In the United States, pilots are prohibited to fly if their blood alcohol level is 0.04 percent or higher. "If a pilot is tested randomly by their employer and their blood alcohol level is found to be between 0.02 and 0.039, they will be grounded for 30 minutes and then retested," said Duquette.
The FAA confirmed that, other than random testing, there's no real way of finding out if a pilot has had one too many.
"The FAA requires that each airline do a pre-employment test.
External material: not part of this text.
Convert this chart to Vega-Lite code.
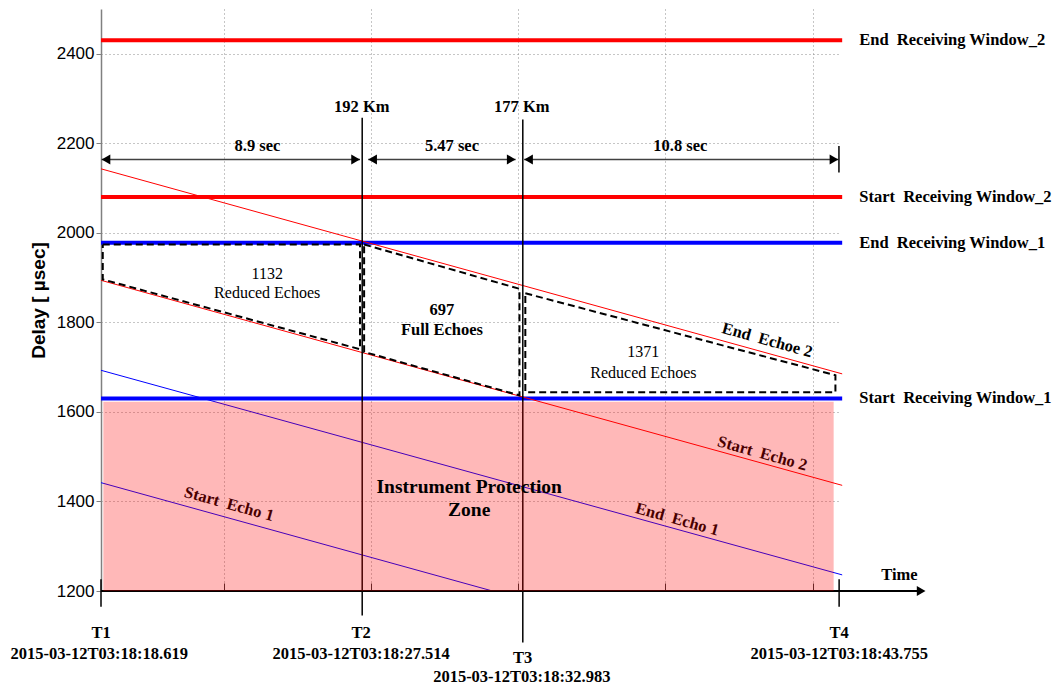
{
  "$schema": "https://vega.github.io/schema/vega-lite/v6.json",
  "width": 740,
  "height": 582,
  "autosize": {"type": "none"},
  "padding": {"left": 101, "top": 9, "right": 214, "bottom": 96},
  "background": "white",
  "config": {"view": {"stroke": null}},
  "datasets": {
    "windows": [
      {"label": "End\u00a0 Receiving Window_2", "win": "Window 2", "t0": 0, "t1": 25.24, "delay": 2430},
      {"label": "Start\u00a0 Receiving Window_2", "win": "Window 2", "t0": 0, "t1": 25.24, "delay": 2080},
      {"label": "End\u00a0 Receiving Window_1", "win": "Window 1", "t0": 0, "t1": 25.24, "delay": 1978},
      {"label": "Start\u00a0 Receiving Window_1", "win": "Window 1", "t0": 0, "t1": 25.24, "delay": 1630}
    ],
    "echoes": [
      {"echo": "End Echo 2", "win": "Window 2", "t0": 0, "d0": 2143, "t1": 25.24, "d1": 1685},
      {"echo": "Start Echo 2", "win": "Window 2", "t0": 0, "d0": 1894, "t1": 25.24, "d1": 1436},
      {"echo": "End Echo 1", "win": "Window 1", "t0": 0, "d0": 1693, "t1": 25.24, "d1": 1236},
      {"echo": "Start Echo 1", "win": "Window 1", "t0": 0, "d0": 1442, "t1": 13.33, "d1": 1200}
    ],
    "markers": [
      {"marker": "T1", "t": 0, "top": 1226, "bottom": 1165},
      {"marker": "T2", "t": 8.895, "top": 2257, "bottom": 1145},
      {"marker": "T3", "t": 14.364, "top": 2253, "bottom": 1085},
      {"marker": "T4", "t": 25.136, "top": 1226, "bottom": 1165}
    ],
    "polys": [
      {"poly": "A", "i": 0, "t": 0.06, "delay": 1974},
      {"poly": "A", "i": 1, "t": 8.82, "delay": 1974},
      {"poly": "A", "i": 2, "t": 8.82, "delay": 1740},
      {"poly": "A", "i": 3, "t": 0.06, "delay": 1896},
      {"poly": "A", "i": 4, "t": 0.06, "delay": 1974},
      {"poly": "B", "i": 0, "t": 8.96, "delay": 1974},
      {"poly": "B", "i": 1, "t": 14.25, "delay": 1875},
      {"poly": "B", "i": 2, "t": 14.25, "delay": 1637},
      {"poly": "B", "i": 3, "t": 8.96, "delay": 1734},
      {"poly": "B", "i": 4, "t": 8.96, "delay": 1974},
      {"poly": "C", "i": 0, "t": 14.45, "delay": 1865},
      {"poly": "C", "i": 1, "t": 25.01, "delay": 1682},
      {"poly": "C", "i": 2, "t": 25.01, "delay": 1644},
      {"poly": "C", "i": 3, "t": 14.45, "delay": 1644},
      {"poly": "C", "i": 4, "t": 14.45, "delay": 1865}
    ],
    "dims": [
      {"label": "8.9 sec", "t0": 0.02, "t1": 8.82, "delay": 2164},
      {"label": "5.47 sec", "t0": 9.1, "t1": 14.12, "delay": 2164},
      {"label": "10.8 sec", "t0": 14.41, "t1": 25.11, "delay": 2164}
    ],
    "dimbar": [
      {"t": 25.13, "top": 2194, "bottom": 2135}
    ],
    "heads": [
      {"t": 0.17, "delay": 2164, "dir": "left"},
      {"t": 8.67, "delay": 2164, "dir": "right"},
      {"t": 9.25, "delay": 2164, "dir": "left"},
      {"t": 13.97, "delay": 2164, "dir": "right"},
      {"t": 14.56, "delay": 2164, "dir": "left"},
      {"t": 24.96, "delay": 2164, "dir": "right"},
      {"t": 27.93, "delay": 1200, "dir": "right"}
    ],
    "baseline": [
      {"t0": 0, "t1": 27.93, "delay": 1200}
    ],
    "rotated": [
      {"text": "Start\u00a0 Echo 1", "t": 4.36, "delay": 1394},
      {"text": "End\u00a0 Echo 1", "t": 19.62, "delay": 1360},
      {"text": "Start\u00a0 Echo 2", "t": 22.52, "delay": 1507},
      {"text": "End\u00a0 Echoe 2", "t": 22.69, "delay": 1760}
    ],
    "counts": [
      {"text": "1132", "t": 5.66, "delay": 1907},
      {"text": "Reduced Echoes", "t": 5.66, "delay": 1865},
      {"text": "1371", "t": 18.47, "delay": 1733},
      {"text": "Reduced Echoes", "t": 18.47, "delay": 1688}
    ],
    "boldtext": [
      {"text": "697", "t": 11.61, "delay": 1827},
      {"text": "Full Echoes", "t": 11.61, "delay": 1783},
      {"text": "8.9 sec", "t": 5.33, "delay": 2194},
      {"text": "5.47 sec", "t": 11.95, "delay": 2194},
      {"text": "10.8 sec", "t": 19.73, "delay": 2194},
      {"text": "192 Km", "t": 8.88, "delay": 2282},
      {"text": "177 Km", "t": 14.33, "delay": 2282},
      {"text": "T1", "t": 0, "delay": 1107},
      {"text": "2015-03-12T03:18:18.619", "t": -0.06, "delay": 1060},
      {"text": "T2", "t": 8.86, "delay": 1107},
      {"text": "2015-03-12T03:18:27.514", "t": 8.86, "delay": 1060},
      {"text": "T3", "t": 14.36, "delay": 1051},
      {"text": "2015-03-12T03:18:32.983", "t": 14.33, "delay": 1007},
      {"text": "T4", "t": 25.14, "delay": 1107},
      {"text": "2015-03-12T03:18:43.755", "t": 25.14, "delay": 1060},
      {"text": "Time", "t": 27.19, "delay": 1235}
    ],
    "zone": [
      {"t0": 0.08, "t1": 24.95, "d0": 1200, "d1": 1623}
    ],
    "zonetext": [
      {"text": "Instrument Protection", "t": 12.54, "delay": 1433},
      {"text": "Zone", "t": 12.54, "delay": 1382}
    ]
  },
  "layer": [
    {
      "data": {"name": "windows"},
      "mark": {"type": "rule", "strokeWidth": 4},
      "encoding": {
        "x": {
          "field": "t0", "type": "quantitative",
          "scale": {"domain": [0, 25.2], "nice": false, "zero": false},
          "axis": {
            "title": null, "values": [4.19, 9.21, 14.2, 19.22, 24.25], "labels": false,
            "domain": false, "grid": true, "gridDash": [1, 3], "gridColor": "#8c8c8c", "gridOpacity": 1,
            "ticks": true, "tickSize": -8, "tickColor": "#333333"
          }
        },
        "x2": {"field": "t1"},
        "y": {
          "field": "delay", "type": "quantitative",
          "scale": {"domain": [1200, 2500], "nice": false, "zero": false},
          "axis": {
            "title": "Delay [ µsec]", "values": [1200, 1400, 1600, 1800, 2000, 2200, 2400], "format": "d",
            "grid": true, "gridDash": [1, 3], "gridColor": "#8c8c8c", "gridOpacity": 1,
            "domainColor": "#808080", "domainWidth": 1.5, "tickColor": "#808080", "tickSize": 5,
            "labelPadding": 2, "labelFont": "Liberation Sans", "labelFontSize": 17, "labelColor": "#000000",
            "titleFont": "Liberation Sans", "titleFontSize": 19, "titleFontWeight": "bold", "titleColor": "#000000",
            "titlePadding": 8
          }
        },
        "color": {"field": "win", "type": "nominal", "scale": {"domain": ["Window 1", "Window 2"], "range": ["#0000ff", "#ff0000"]}, "legend": null}
      }
    },
    {
      "data": {"name": "echoes"},
      "mark": {"type": "rule", "strokeWidth": 1},
      "encoding": {
        "x": {"field": "t0", "type": "quantitative"},
        "x2": {"field": "t1"},
        "y": {"field": "d0", "type": "quantitative"},
        "y2": {"field": "d1"},
        "color": {"field": "win", "type": "nominal", "legend": null}
      }
    },
    {
      "data": {"name": "markers"},
      "mark": {"type": "rule", "strokeWidth": 1.5, "color": "#000000"},
      "encoding": {
        "x": {"field": "t", "type": "quantitative"},
        "y": {"field": "top", "type": "quantitative"},
        "y2": {"field": "bottom"}
      }
    },
    {
      "data": {"name": "polys"},
      "mark": {"type": "line", "strokeWidth": 2, "strokeDash": [7, 4], "color": "#000000"},
      "encoding": {
        "x": {"field": "t", "type": "quantitative"},
        "y": {"field": "delay", "type": "quantitative"},
        "detail": {"field": "poly", "type": "nominal"},
        "order": {"field": "i", "type": "quantitative"}
      }
    },
    {
      "data": {"name": "dims"},
      "mark": {"type": "rule", "strokeWidth": 1.5, "color": "#404040"},
      "encoding": {
        "x": {"field": "t0", "type": "quantitative"},
        "x2": {"field": "t1"},
        "y": {"field": "delay", "type": "quantitative"}
      }
    },
    {
      "data": {"name": "dimbar"},
      "mark": {"type": "rule", "strokeWidth": 1.5, "color": "#000000"},
      "encoding": {
        "x": {"field": "t", "type": "quantitative"},
        "y": {"field": "top", "type": "quantitative"},
        "y2": {"field": "bottom"}
      }
    },
    {
      "data": {"name": "baseline"},
      "mark": {"type": "rule", "strokeWidth": 1.8, "color": "#000000"},
      "encoding": {
        "x": {"field": "t0", "type": "quantitative"},
        "x2": {"field": "t1"},
        "y": {"field": "delay", "type": "quantitative"}
      }
    },
    {
      "data": {"name": "heads"},
      "mark": {"type": "point", "filled": true, "size": 100, "color": "#000000", "opacity": 1, "strokeWidth": 0},
      "encoding": {
        "x": {"field": "t", "type": "quantitative"},
        "y": {"field": "delay", "type": "quantitative"},
        "shape": {"field": "dir", "type": "nominal", "scale": {"domain": ["left", "right"], "range": ["triangle-left", "triangle-right"]}, "legend": null}
      }
    },
    {
      "data": {"name": "rotated"},
      "mark": {"type": "text", "font": "Liberation Serif", "fontWeight": "bold", "fontSize": 16.5, "angle": 15.5, "align": "center", "baseline": "middle", "color": "#000000"},
      "encoding": {
        "x": {"field": "t", "type": "quantitative"},
        "y": {"field": "delay", "type": "quantitative"},
        "text": {"field": "text"}
      }
    },
    {
      "data": {"name": "counts"},
      "mark": {"type": "text", "font": "Liberation Serif", "fontSize": 16, "align": "center", "baseline": "middle", "color": "#000000"},
      "encoding": {
        "x": {"field": "t", "type": "quantitative"},
        "y": {"field": "delay", "type": "quantitative"},
        "text": {"field": "text"}
      }
    },
    {
      "data": {"name": "boldtext"},
      "mark": {"type": "text", "font": "Liberation Serif", "fontWeight": "bold", "fontSize": 16.5, "align": "center", "baseline": "middle", "color": "#000000"},
      "encoding": {
        "x": {"field": "t", "type": "quantitative"},
        "y": {"field": "delay", "type": "quantitative"},
        "text": {"field": "text"}
      }
    },
    {
      "data": {"name": "zone"},
      "mark": {"type": "rect", "color": "#ff0000", "opacity": 0.28},
      "encoding": {
        "x": {"field": "t0", "type": "quantitative"},
        "x2": {"field": "t1"},
        "y": {"field": "d0", "type": "quantitative"},
        "y2": {"field": "d1"}
      }
    },
    {
      "data": {"name": "zonetext"},
      "mark": {"type": "text", "font": "Liberation Serif", "fontWeight": "bold", "fontSize": 19.5, "align": "center", "baseline": "middle", "color": "#000000"},
      "encoding": {
        "x": {"field": "t", "type": "quantitative"},
        "y": {"field": "delay", "type": "quantitative"},
        "text": {"field": "text"}
      }
    },
    {
      "data": {"name": "windows"},
      "mark": {"type": "text", "font": "Liberation Serif", "fontWeight": "bold", "fontSize": 16.5, "align": "left", "baseline": "middle", "color": "#000000"},
      "encoding": {
        "x": {"datum": 25.82, "type": "quantitative"},
        "y": {"field": "delay", "type": "quantitative"},
        "text": {"field": "label"}
      }
    }
  ]
}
If they're suspicious about a pilot they're about to hire, thereafter they may perform random testing for alcohol," she said.
While Nance agrees that an inebriated crew is rare, he does worry that that the airline industry's current climate of job and salary cuts might lead to a buildup in pressure that brings on potential drug or alcohol abuse. "This is something we have to watch," he said. "The propensity is at an all-time higher level now."
Yates, meanwhile, denied that he had any plan to fly the plane under the influence. He claims he was on his way to let his captain know that he was sick.
The court case continues and Yates' fate swings in the balance.
"We're watching the case closely, but we can't discuss any further details," said Wagner, who confirmed that the airline, as a matter of policy, does help employees who've developed drug and alcohol abuse problems find rehabilitation.
Yates, who is currently on a leave of absence from American Airlines, is not charged with attempting to fly an aircraft while over the alcohol limit, because he didn't gain access to the plane, but he may still face serious consequences, possibly even the loss of his job.